Many of the drills at the camp, held at UNLV’s Mendenhall Center, are designed simply to test fitness levels. However, the scrimmages and mini-games, which took place over the majority of day two’s practice, are meant to test the players’ ability to prove their worth by winning individual battles and doing whatever’s necessary to come out on top.
“That’s by far the best part, when we get to play and compete,” said wing Elena Delle Donne. “Everyone’s so competitive and fierce that it’s a lot of fun when we’re keeping score and there’s something to win here.”
Winning doesn’t mean just scoring, either. Finding a role that makes those around you better is a desired asset when it comes to putting together the best team, something South Carolina junior Tiffany Mitchell has taken to heart in her first camp with the organization’s top team.
“Just seeing if you can create for other people and make them better instead of trying to show what you can do, I think that’s what they’re looking for the most,” Mitchell said.
Some of the veterans shoulder larger responsibilities than what’s expected of the younger group but many of the ideals are the same. The best way to make sure the culture remains at the level needed to chase a sixth-straight Olympic gold medal next year is to not hold anything back when given opportunities like this week.
“It’s good to come here and compete for the same cause but you better everyone else when you go hard against each other,” said forward/center Candace Parker. “Everyone raises their level.”
Veteran Guards Not Letting Up
Eventually it happens to every player, even the elite ones. One day their bodies just don’t respond the same way and in a group as competitive as the one assembled in Las Vegas there are plenty of candidates ready and willing to take those available minutes.
Seimone Augustus and Sue Bird, with nine gold medals in the Olympics andFIBA World Championships between them, aren’t ready to give up their spots and move aside just yet.

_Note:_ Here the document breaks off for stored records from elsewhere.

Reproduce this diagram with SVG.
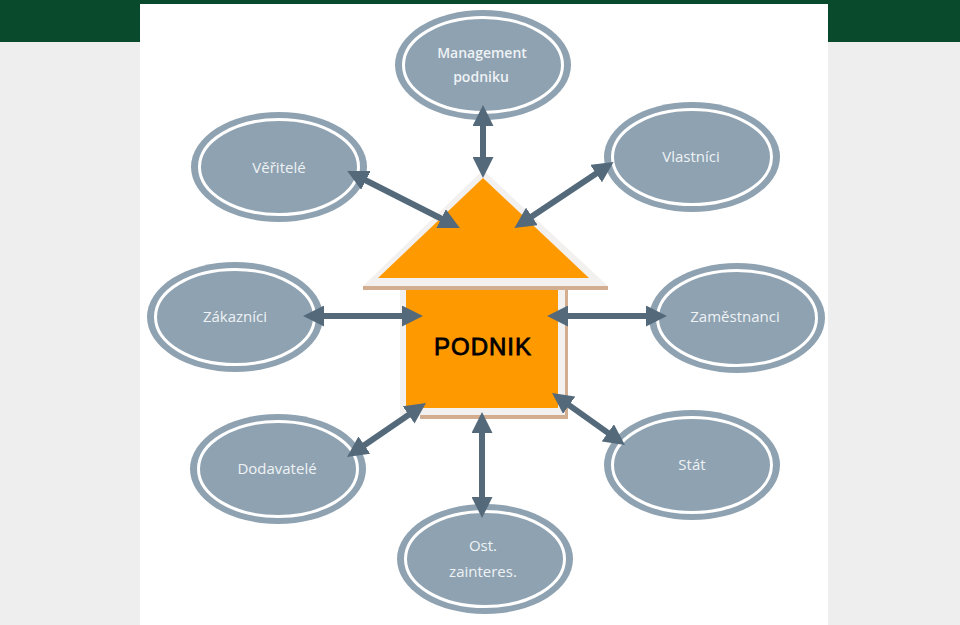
<svg xmlns="http://www.w3.org/2000/svg" width="960" height="625" viewBox="0 0 960 625">
<style>
.ring{fill:#8fa2b1;stroke:none}
.inner{fill:#8fa2b1;stroke:#fff;stroke-width:3}
.lbl{font-family:"Open Sans","Liberation Sans",sans-serif;font-size:15px;fill:#eef2f5;text-anchor:middle;font-weight:500}
.sm{font-size:14px;font-weight:600}
.conn{fill:none;stroke:#546a7b;stroke-width:6;marker-start:url(#a);marker-end:url(#a)}
</style>
<defs>
<marker id="a" viewBox="0 0 10 10" refX="0.500" refY="5" markerWidth="3.500" markerHeight="3.500" orient="auto-start-reverse"><path d="M0 0L10 5L0 10Z" fill="#546a7b"/></marker>
<g id="oval"><ellipse class="ring" rx="88" ry="55"/><ellipse class="inner" rx="79.500" ry="47.500"/></g>
</defs>
<rect width="960" height="625" fill="#eeeeee"/>
<rect width="960" height="42" fill="#0a4a2c"/>
<rect x="140" y="4" width="688" height="621" fill="#fff"/>
<g id="podnik">
<path d="M483 170L363 286H608Z" fill="#f3f1f0"/>
<rect x="400" y="288" width="166" height="127" fill="#f3f1f0"/>
<rect x="363" y="286" width="245" height="4" fill="#d2ad90"/>
<rect x="565" y="288" width="3" height="131" fill="#d2ad90"/>
<rect x="420" y="415" width="148" height="4" fill="#d2ad90"/>
<path d="M483 178L378 278H589Z" fill="#ff9900"/>
<rect x="406" y="290" width="152" height="118" fill="#ff9900"/>
<text x="483" y="355" font-family="'Liberation Sans',sans-serif" font-size="24" stroke="#000" stroke-width=".8" letter-spacing="1" text-anchor="middle" fill="#000">PODNIK</text>
</g>
<g id="management"><use href="#oval" x="483" y="65"/><text class="lbl sm" x="482" y="58">Management</text><text class="lbl sm" x="481" y="82">podniku</text></g>
<g id="veritele"><use href="#oval" x="279" y="167"/><text class="lbl" x="279" y="173">Věřitelé</text></g>
<g id="vlastnici"><use href="#oval" x="692" y="157"/><text class="lbl" x="691" y="162">Vlastníci</text></g>
<g id="zakaznici"><use href="#oval" x="235" y="317"/><text class="lbl" x="235" y="322">Zákazníci</text></g>
<g id="zamestnanci"><use href="#oval" x="737" y="318"/><text class="lbl" x="735" y="322">Zaměstnanci</text></g>
<g id="dodavatele"><use href="#oval" x="278" y="469"/><text class="lbl" x="277" y="474">Dodavatelé</text></g>
<g id="stat"><use href="#oval" x="692" y="465"/><text class="lbl" x="692" y="470">Stát</text></g>
<g id="ost"><use href="#oval" x="485" y="559"/><text class="lbl" x="483" y="551">Ost.</text><text class="lbl" x="483" y="577">zainteres.</text></g>
<g id="connectors">
<path class="conn" d="M483 125V158"/>
<path class="conn" d="M365 180L442 219"/>
<path class="conn" d="M597 173L531 217"/>
<path class="conn" d="M323 316H403"/>
<path class="conn" d="M567 316H647"/>
<path class="conn" d="M363.500 445.700L409.500 414.300"/>
<path class="conn" d="M568.300 404.600L608.700 433.400"/>
<path class="conn" d="M482 432V498"/>
</g>
</svg>
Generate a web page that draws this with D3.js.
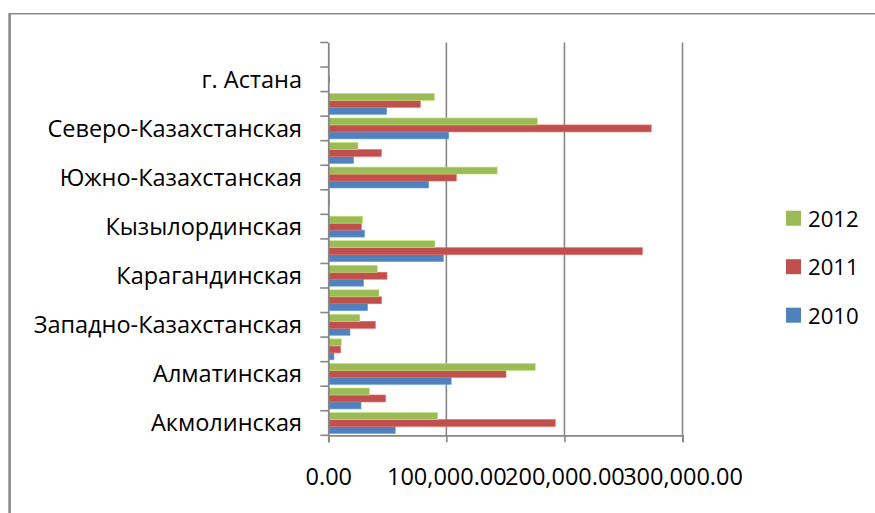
<!DOCTYPE html>
<html>
<head>
<meta charset="utf-8">
<script src="https://cdn.jsdelivr.net/npm/d3@7"></script>
<style>
  html, body { margin: 0; padding: 0; background: #fff; }
  svg { display: block; }
  text { font-family: "Open Sans", "Noto Sans", sans-serif; fill: #000; }
</style>
</head>
<body>
<svg id="chart" width="875" height="513"></svg>
<script>
// Categories, bottom to top (as in the original chart)
const categories = [
  "Акмолинская", "Актюбинская", "Алматинская", "Атырауская",
  "Западно-Казахстанская", "Жамбылская", "Карагандинская", "Костанайская",
  "Кызылординская", "Мангистауская", "Южно-Казахстанская", "Павлодарская",
  "Северо-Казахстанская", "Восточно-Казахстанская", "г. Астана", "г. Алматы"
];
const seriesNames = ["2010", "2011", "2012"];
const values2010 = [56700, 27700, 104100, 4800, 18400, 33300, 29900, 97500, 30700, 300, 85000, 21400, 102000, 49400, 0, 0];
const values2011 = [192200, 48500, 150500, 10400, 39800, 45100, 49700, 266000, 28000, 1000, 108400, 44900, 273500, 77900, 1000, 0];
const values2012 = [92600, 34700, 175300, 11000, 26800, 42900, 41500, 90300, 29000, 1200, 143000, 25100, 177000, 89800, 0, 0];
const xTicks = [0, 100000, 200000, 300000];
const colors = ["#4F81BD", "#C0504D", "#9BBB59"];

const seriesValues = [values2010, values2011, values2012];
const svg = d3.select("#chart");

// outer frame (only top & left visible)
svg.append("line").attr("x1", 9.5).attr("x2", 875).attr("y1", 13.8).attr("y2", 13.8)
  .attr("stroke", "#8c8c8c").attr("stroke-width", 1.6);
svg.append("line").attr("x1", 9.6).attr("x2", 9.6).attr("y1", 13).attr("y2", 513)
  .attr("stroke", "#8c8c8c").attr("stroke-width", 2.6);

const x = d3.scaleLinear().domain([0, 300000]).range([328.3, 682.5]);
const y = d3.scaleBand().domain(categories.slice().reverse()).range([42.5, 435.3]).paddingInner(0).paddingOuter(0);
const inner = d3.scaleBand().domain(["2012", "2011", "2010"]).range([0, y.bandwidth()]).paddingInner(0).paddingOuter(0.26);

const gridColor = "#878787";

// vertical gridlines
svg.append("g").selectAll("line").data(xTicks.slice(1)).join("line")
  .attr("x1", d => x(d)).attr("x2", d => x(d))
  .attr("y1", y.range()[0]).attr("y2", y.range()[1])
  .attr("stroke", gridColor).attr("stroke-width", 1.6);

// bars
const data = [];
categories.forEach((c, i) => {
  seriesNames.forEach((s, j) => data.push({cat: c, series: s, value: seriesValues[j][i], color: colors[j]}));
});
svg.append("g").selectAll("rect").data(data).join("rect")
  .attr("x", x(0))
  .attr("y", d => y(d.cat) + inner(d.series))
  .attr("width", d => Math.max(0, x(d.value) - x(0)))
  .attr("height", inner.bandwidth())
  .attr("fill", d => d.color)
  .attr("stroke", d => d3.color(d.color).brighter(0.6))
  .attr("stroke-width", 0.6);

// y axis
const yAxis = svg.append("g").attr("transform", `translate(${x(0)},0)`)
  .call(d3.axisLeft(y).tickSize(0).tickFormat(""));
yAxis.select(".domain").attr("stroke", gridColor).attr("stroke-width", 1.8);
yAxis.selectAll(".tick").remove();
// y tick marks at band boundaries
const boundaries = d3.range(categories.length + 1).map(k => y.range()[0] + k * y.step());
svg.append("g").selectAll("line").data(boundaries).join("line")
  .attr("x1", x(0) - 8).attr("x2", x(0))
  .attr("y1", d => d).attr("y2", d => d)
  .attr("stroke", gridColor).attr("stroke-width", 1.6);

// category labels (every other one, as in the original)
svg.append("g").selectAll("text").data(categories.filter((c, i) => i % 2 === 0)).join("text")
  .attr("x", 302)
  .attr("y", d => y(d) + y.bandwidth() / 2)
  .attr("dy", "0.35em")
  .attr("text-anchor", "end")
  .style("font-size", "23.5px")
  .text(d => d);

// x axis
const xAxis = svg.append("g").attr("transform", `translate(0,${y.range()[1]})`)
  .call(d3.axisBottom(x).tickValues(xTicks).tickSize(7).tickPadding(26).tickFormat(d3.format(",.2f")));
xAxis.select(".domain").attr("stroke", gridColor).attr("stroke-width", 1.8);
xAxis.selectAll(".tick line").attr("stroke", gridColor).attr("stroke-width", 1.6);
xAxis.selectAll(".tick text").style("font-size", "23.5px").style("font-family", "'Open Sans', 'Noto Sans', sans-serif").attr("fill", "#000");

// legend
const legendItems = ["2012", "2011", "2010"];
const legendColors = {"2010": colors[0], "2011": colors[1], "2012": colors[2]};
const lg = svg.append("g").selectAll("g").data(legendItems).join("g")
  .attr("transform", (d, i) => `translate(786,${210.7 + i * 48.5})`);
lg.append("rect").attr("width", 15).attr("height", 15).attr("fill", d => legendColors[d]);
lg.append("text").attr("x", 22).attr("y", 15.8).style("font-size", "22.2px").text(d => d);
</script>
</body>
</html>
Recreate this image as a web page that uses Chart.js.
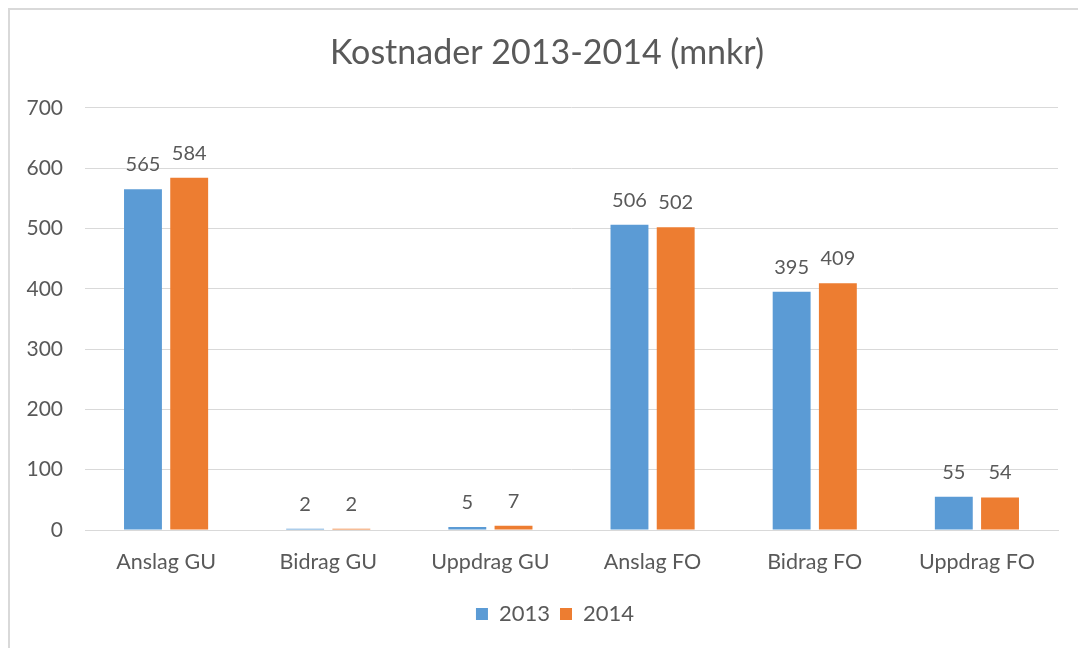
<!DOCTYPE html>
<html>
<head>
<meta charset="utf-8">
<script src="https://cdn.jsdelivr.net/npm/chart.js@4.4.1/dist/chart.umd.min.js"></script>
<style>
  html, body { margin: 0; padding: 0; background: #fff; overflow: hidden; }
  #frame { position: absolute; left: 8px; top: 8px; width: 1100px; height: 700px; border: 2px solid #d9d9d9; box-sizing: border-box; }
  #wrap { position: absolute; left: 0; top: 0; width: 1078px; height: 648px; }
</style>
</head>
<body>
<div id="frame"></div>
<div id="wrap"><canvas id="costChart"></canvas></div>
<script>
const categories = ["Anslag GU", "Bidrag GU", "Uppdrag GU", "Anslag FO", "Bidrag FO", "Uppdrag FO"];
const values2013 = [565, 2, 5, 506, 395, 55];
const values2014 = [584, 2, 7, 502, 409, 54];
const yTicks = [0, 100, 200, 300, 400, 500, 600, 700];

const textColor = "#595959";
const fontFamily = "Lato, 'Open Sans', sans-serif";

// values above each bar
const barLabels = {
    id: "barLabels",
    afterDatasetsDraw(chart) {
        const ctx = chart.ctx;
        ctx.save();
        ctx.fillStyle = textColor;
        ctx.font = "20px " + fontFamily;
        ctx.textAlign = "center";
        ctx.textBaseline = "alphabetic";
        chart.data.datasets.forEach((ds, i) => {
            chart.getDatasetMeta(i).data.forEach((bar, j) => {
                ctx.fillText(String(ds.data[j]), bar.x, bar.y - 18);
            });
        });
        ctx.restore();
    }
};

// title and legend sit a bit right of the canvas centre in the original
const boxShift = {
    id: "boxShift",
    afterLayout(chart) {
        chart.legend.left += 26;
        chart.legend.right += 26;
        chart.titleBlock.left += 18;
        chart.titleBlock.right += 18;
    }
};

const ctx = document.getElementById("costChart").getContext("2d");

const costChart = new Chart(ctx, {
    type: "bar",
    data: {
        labels: categories,
        datasets: [
            {
                label: "2013",
                data: values2013,
                backgroundColor: "#5B9BD5",
                categoryPercentage: 0.57,
                barPercentage: 0.82
            },
            {
                label: "2014",
                data: values2014,
                backgroundColor: "#ED7D31",
                categoryPercentage: 0.57,
                barPercentage: 0.82
            }
        ]
    },
    options: {
        responsive: true,
        maintainAspectRatio: false,
        animation: false,
        layout: {
            padding: { left: 0, right: 20, top: 0, bottom: 13 }
        },
        plugins: {
            title: {
                display: true,
                text: "Kostnader 2013-2014 (mnkr)",
                color: textColor,
                font: { family: fontFamily, size: 34, weight: "normal" },
                padding: { top: 33, bottom: 34 }
            },
            legend: {
                position: "bottom",
                labels: {
                    color: textColor,
                    font: { family: fontFamily, size: 22 },
                    boxWidth: 12,
                    boxHeight: 12,
                    padding: 10
                }
            },
            tooltip: { enabled: false }
        },
        scales: {
            x: {
                grid: { display: false },
                border: { color: "#d9d9d9", width: 1 },
                ticks: {
                    color: textColor,
                    font: { family: fontFamily, size: 21.5 },
                    padding: 11
                },
                afterFit: s => { s.height = 63; }
            },
            y: {
                min: 0,
                max: 700,
                afterBuildTicks: s => { s.ticks = yTicks.map(v => ({ value: v })); },
                grid: { color: "#d9d9d9", drawTicks: false },
                border: { display: false },
                ticks: {
                    color: textColor,
                    font: { family: fontFamily, size: 21 },
                    padding: 22
                },
                afterFit: s => { s.width = 85; }
            }
        }
    },
    plugins: [barLabels, boxShift]
});
</script>
</body>
</html>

“You’re always thinking to yourself, ‘At what point does Seimone slow down and doesn’t have it anymore?’ Well, it’s not happening,” Auriemma said. “She’s not slowing down, she still has it and she’s still way better than 90 percent of the guys out here. At what
one point does someone like Sue slow down? She’s still the best point guard out here.”
Injury in 2014 Pushes Delle Donne
The USA Women’s National Team’s last mini-camp in Las Vegas was in Oct. 2013 and Delle Donne was one of the first-time participants with her eyes on the 2014 FIBA World Championship. Then that time came, and a back injury suffered during the WNBA Finals forced her to the sidelines.
With another opportunity this time around, Delle Donne wants to make sure she does everything she can to make sure, outside of another injury, she’s involved in next year’s Olympics.
“It’s always hard when you have an injury that won’t let you do something that you’ve been looking to do your entire life,” she said. “It’s something that’s really motivated me in this camp to make my mark as best as I can.”